Provided data:
^^^^
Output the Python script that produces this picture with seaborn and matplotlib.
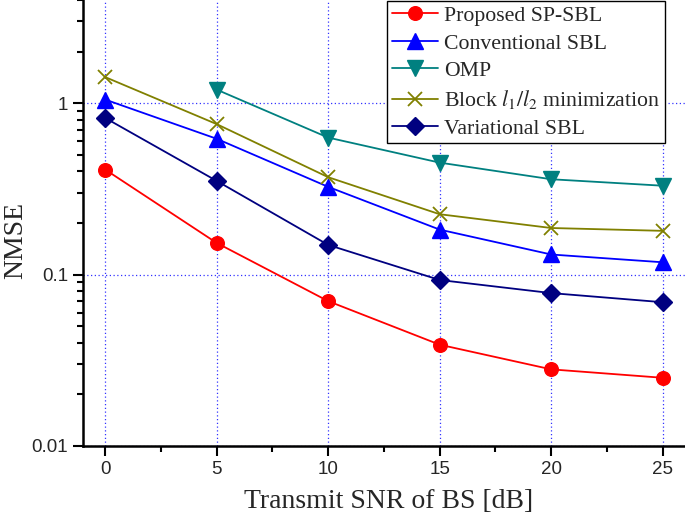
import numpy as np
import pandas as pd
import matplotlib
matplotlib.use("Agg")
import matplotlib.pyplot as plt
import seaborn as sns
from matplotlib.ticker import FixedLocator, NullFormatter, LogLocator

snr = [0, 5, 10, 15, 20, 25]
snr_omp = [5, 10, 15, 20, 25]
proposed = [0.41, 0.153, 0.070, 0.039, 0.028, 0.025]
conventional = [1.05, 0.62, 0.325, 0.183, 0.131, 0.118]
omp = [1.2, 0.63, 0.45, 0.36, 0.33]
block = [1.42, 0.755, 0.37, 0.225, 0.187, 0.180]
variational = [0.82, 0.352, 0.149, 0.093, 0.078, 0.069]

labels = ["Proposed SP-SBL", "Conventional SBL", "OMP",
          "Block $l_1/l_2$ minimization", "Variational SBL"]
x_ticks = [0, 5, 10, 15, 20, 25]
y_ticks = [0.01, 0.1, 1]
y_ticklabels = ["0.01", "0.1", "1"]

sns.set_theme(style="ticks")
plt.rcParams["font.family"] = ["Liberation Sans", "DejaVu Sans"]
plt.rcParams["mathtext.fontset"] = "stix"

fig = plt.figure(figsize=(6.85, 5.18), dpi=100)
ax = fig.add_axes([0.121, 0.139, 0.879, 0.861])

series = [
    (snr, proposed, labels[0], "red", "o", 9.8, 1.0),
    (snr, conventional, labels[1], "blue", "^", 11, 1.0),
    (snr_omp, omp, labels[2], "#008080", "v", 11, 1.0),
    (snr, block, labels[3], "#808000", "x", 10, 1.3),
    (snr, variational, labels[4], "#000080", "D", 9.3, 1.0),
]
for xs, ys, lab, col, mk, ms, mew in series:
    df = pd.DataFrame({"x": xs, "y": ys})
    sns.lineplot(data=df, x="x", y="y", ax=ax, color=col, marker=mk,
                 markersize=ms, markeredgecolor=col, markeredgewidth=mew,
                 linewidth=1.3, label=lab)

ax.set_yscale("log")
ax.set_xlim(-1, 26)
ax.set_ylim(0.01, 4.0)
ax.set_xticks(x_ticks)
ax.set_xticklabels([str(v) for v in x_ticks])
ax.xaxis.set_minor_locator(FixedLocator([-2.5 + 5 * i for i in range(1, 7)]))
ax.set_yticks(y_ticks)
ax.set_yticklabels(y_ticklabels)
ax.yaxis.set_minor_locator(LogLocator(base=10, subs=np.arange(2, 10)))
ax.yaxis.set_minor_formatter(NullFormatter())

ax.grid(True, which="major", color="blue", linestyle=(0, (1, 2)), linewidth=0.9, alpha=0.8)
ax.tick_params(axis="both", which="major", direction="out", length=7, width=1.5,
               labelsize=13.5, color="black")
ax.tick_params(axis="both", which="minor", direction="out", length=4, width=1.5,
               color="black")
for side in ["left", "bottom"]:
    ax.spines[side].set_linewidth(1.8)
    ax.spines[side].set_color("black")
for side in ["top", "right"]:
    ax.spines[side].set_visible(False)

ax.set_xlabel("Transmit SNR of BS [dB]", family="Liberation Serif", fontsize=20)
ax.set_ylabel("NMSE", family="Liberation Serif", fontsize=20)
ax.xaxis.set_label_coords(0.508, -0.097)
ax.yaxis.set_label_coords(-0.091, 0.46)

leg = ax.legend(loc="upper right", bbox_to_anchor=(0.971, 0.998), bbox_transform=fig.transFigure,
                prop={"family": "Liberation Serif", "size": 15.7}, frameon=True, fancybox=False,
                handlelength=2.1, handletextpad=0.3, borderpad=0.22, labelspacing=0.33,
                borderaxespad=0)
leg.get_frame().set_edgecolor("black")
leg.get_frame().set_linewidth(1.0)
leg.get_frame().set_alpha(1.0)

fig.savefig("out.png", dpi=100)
^^^^
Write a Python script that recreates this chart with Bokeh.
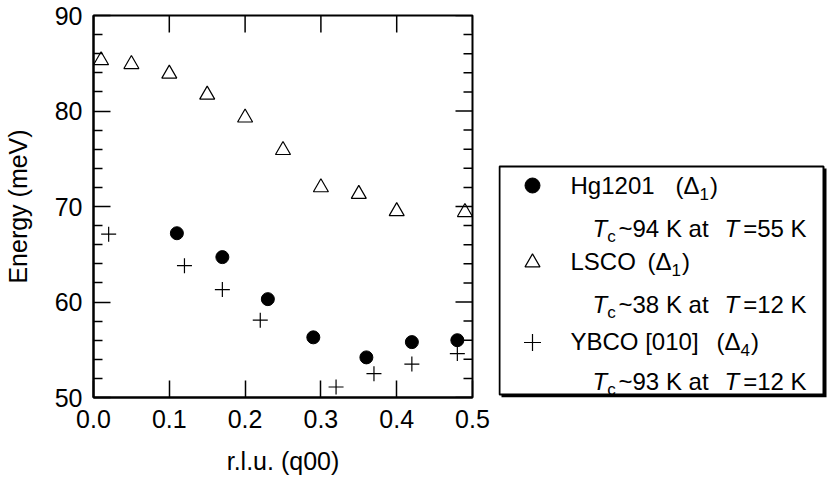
^^^^
What the task asks: Begin with the line that contains "Output the Python", end with the line that contains "from matplotlib.ticker import", and set down every line in that range exactly as it stands, minus the pictures.

Solution to this exercise:
Output the Python script that produces this picture with seaborn and matplotlib.
import numpy as np
import pandas as pd
import matplotlib
matplotlib.use("Agg")
import matplotlib.pyplot as plt
import seaborn as sns
from matplotlib.ticker import FixedLocator, NullFormatter, LogLocator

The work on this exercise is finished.